What is required:
Wherever the word "matplotlib" turns up in a line of the entries, copy that line.

-- Start Supplied material --

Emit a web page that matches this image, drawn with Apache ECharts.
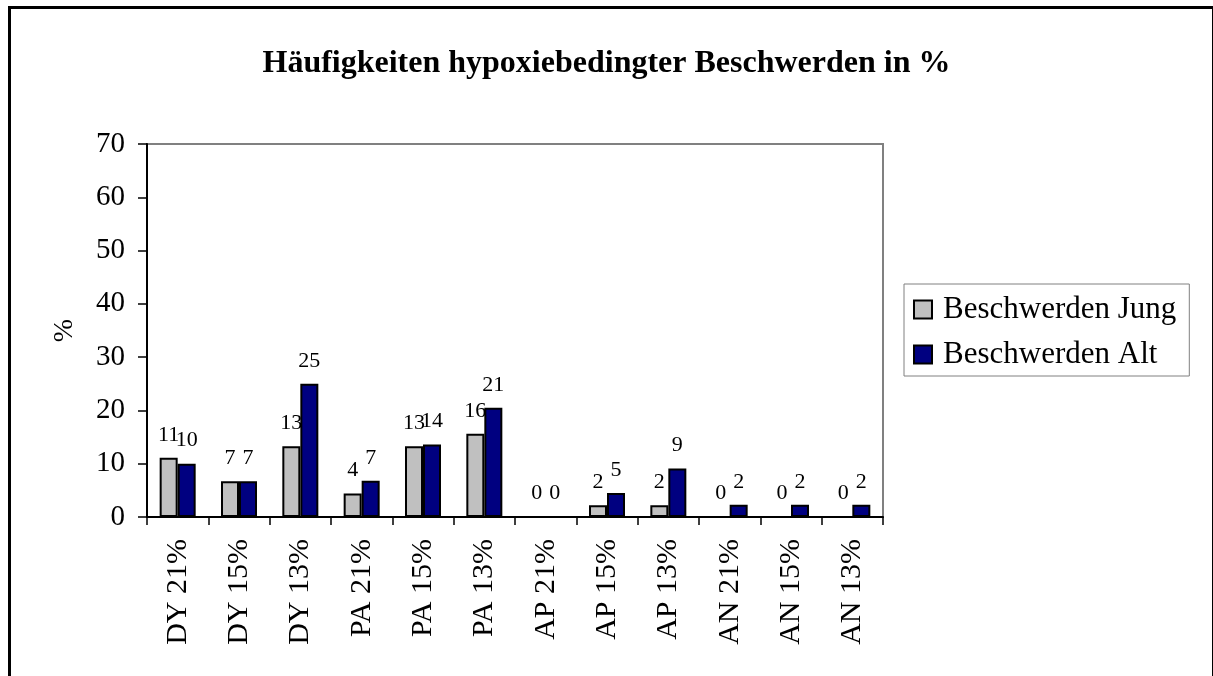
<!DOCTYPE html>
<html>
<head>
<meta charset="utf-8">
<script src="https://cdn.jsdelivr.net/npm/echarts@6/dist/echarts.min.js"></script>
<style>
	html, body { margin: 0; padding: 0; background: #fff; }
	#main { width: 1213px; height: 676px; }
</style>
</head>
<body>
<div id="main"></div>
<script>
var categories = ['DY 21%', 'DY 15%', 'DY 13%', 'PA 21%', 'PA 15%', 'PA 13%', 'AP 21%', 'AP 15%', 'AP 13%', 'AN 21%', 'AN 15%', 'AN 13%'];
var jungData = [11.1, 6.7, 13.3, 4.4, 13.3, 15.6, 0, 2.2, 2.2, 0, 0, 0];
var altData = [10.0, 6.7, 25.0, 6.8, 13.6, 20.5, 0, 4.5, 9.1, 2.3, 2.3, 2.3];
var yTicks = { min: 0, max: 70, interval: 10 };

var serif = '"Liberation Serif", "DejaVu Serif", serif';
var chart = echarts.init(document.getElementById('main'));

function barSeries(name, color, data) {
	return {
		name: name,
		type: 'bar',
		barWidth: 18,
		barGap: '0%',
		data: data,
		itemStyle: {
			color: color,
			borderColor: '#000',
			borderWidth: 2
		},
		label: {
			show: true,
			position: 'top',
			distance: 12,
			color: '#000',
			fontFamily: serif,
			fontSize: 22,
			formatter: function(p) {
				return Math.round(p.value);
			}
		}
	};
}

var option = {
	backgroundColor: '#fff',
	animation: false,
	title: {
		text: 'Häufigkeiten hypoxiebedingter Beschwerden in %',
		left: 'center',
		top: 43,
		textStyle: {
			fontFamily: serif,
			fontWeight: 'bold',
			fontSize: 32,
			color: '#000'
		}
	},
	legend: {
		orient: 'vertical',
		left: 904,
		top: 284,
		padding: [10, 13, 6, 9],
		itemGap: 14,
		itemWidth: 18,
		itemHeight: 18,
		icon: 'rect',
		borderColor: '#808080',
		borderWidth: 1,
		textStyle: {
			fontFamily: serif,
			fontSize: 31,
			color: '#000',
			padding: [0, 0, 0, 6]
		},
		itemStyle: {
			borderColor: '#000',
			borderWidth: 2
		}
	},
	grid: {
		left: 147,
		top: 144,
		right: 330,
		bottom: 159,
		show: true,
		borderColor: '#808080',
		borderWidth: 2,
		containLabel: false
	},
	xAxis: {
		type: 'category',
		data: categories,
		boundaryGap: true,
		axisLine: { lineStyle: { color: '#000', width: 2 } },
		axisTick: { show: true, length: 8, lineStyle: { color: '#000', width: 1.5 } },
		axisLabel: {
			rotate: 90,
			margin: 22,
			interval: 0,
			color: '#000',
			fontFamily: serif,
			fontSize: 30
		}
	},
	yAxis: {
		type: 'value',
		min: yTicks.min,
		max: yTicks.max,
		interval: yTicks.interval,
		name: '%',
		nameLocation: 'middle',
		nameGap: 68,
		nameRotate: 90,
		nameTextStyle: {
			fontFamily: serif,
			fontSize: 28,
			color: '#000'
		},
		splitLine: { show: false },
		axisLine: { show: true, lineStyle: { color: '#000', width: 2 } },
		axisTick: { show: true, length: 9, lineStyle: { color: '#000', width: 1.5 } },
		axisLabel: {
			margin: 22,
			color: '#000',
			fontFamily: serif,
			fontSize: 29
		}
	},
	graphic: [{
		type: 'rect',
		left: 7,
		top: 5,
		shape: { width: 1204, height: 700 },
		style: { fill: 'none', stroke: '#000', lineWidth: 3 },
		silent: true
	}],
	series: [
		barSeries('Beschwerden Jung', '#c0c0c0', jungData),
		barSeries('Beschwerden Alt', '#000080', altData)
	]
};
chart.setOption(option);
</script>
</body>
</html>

-- End Supplied material --
-- Start Supplied material --

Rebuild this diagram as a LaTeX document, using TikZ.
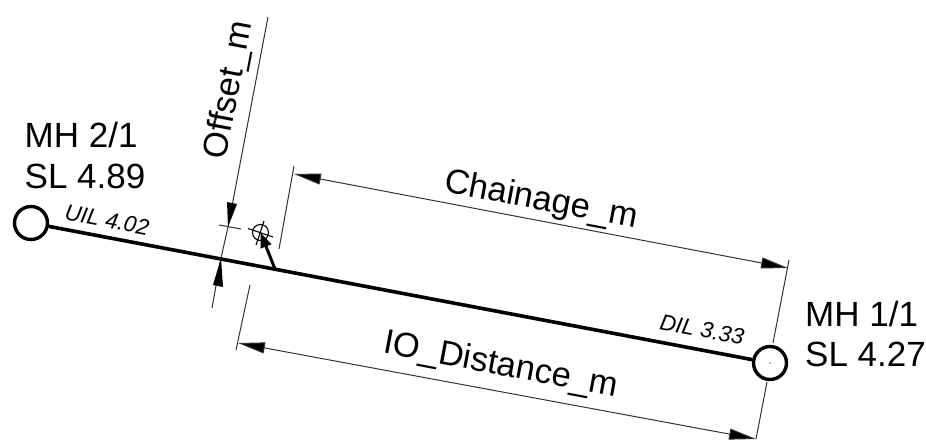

-- End Supplied material --
-- Start Supplied material --

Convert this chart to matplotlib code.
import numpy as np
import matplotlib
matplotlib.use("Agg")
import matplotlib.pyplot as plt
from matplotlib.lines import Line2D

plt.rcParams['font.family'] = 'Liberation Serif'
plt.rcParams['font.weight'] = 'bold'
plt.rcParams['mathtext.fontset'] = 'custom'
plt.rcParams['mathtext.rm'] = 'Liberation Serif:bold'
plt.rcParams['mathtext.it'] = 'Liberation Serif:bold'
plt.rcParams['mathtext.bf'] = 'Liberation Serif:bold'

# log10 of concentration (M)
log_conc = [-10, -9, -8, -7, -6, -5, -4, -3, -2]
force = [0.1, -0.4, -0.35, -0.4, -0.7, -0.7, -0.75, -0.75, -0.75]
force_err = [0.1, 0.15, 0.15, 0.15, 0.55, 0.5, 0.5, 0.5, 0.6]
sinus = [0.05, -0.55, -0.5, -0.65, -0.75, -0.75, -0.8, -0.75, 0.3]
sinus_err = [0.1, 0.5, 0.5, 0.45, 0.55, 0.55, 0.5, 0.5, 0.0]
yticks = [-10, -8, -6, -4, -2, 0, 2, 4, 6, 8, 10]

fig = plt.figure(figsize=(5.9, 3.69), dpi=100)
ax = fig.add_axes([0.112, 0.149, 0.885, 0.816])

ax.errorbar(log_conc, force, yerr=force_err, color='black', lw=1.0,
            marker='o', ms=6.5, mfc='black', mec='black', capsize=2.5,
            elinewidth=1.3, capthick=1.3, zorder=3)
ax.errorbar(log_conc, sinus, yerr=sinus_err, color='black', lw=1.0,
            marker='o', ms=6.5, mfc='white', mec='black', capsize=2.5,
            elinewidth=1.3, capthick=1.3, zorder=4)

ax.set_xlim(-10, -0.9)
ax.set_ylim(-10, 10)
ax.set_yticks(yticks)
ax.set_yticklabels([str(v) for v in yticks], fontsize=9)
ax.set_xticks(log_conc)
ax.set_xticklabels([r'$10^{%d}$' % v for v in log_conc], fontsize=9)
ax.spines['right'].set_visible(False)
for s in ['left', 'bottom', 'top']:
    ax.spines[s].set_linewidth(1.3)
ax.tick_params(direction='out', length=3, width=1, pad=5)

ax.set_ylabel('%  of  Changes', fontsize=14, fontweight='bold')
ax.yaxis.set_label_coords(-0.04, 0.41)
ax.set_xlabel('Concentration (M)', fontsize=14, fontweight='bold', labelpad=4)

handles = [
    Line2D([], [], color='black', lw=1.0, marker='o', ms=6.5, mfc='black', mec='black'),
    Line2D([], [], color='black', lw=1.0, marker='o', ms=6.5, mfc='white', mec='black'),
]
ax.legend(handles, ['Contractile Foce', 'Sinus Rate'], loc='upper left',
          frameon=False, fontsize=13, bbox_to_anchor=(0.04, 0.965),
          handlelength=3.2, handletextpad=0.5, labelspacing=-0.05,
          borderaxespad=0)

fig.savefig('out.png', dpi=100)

-- End Supplied material --

Response below:
Convert this chart to matplotlib code.
import matplotlib
matplotlib.use("Agg")
import matplotlib.pyplot as plt
from matplotlib.lines import Line2D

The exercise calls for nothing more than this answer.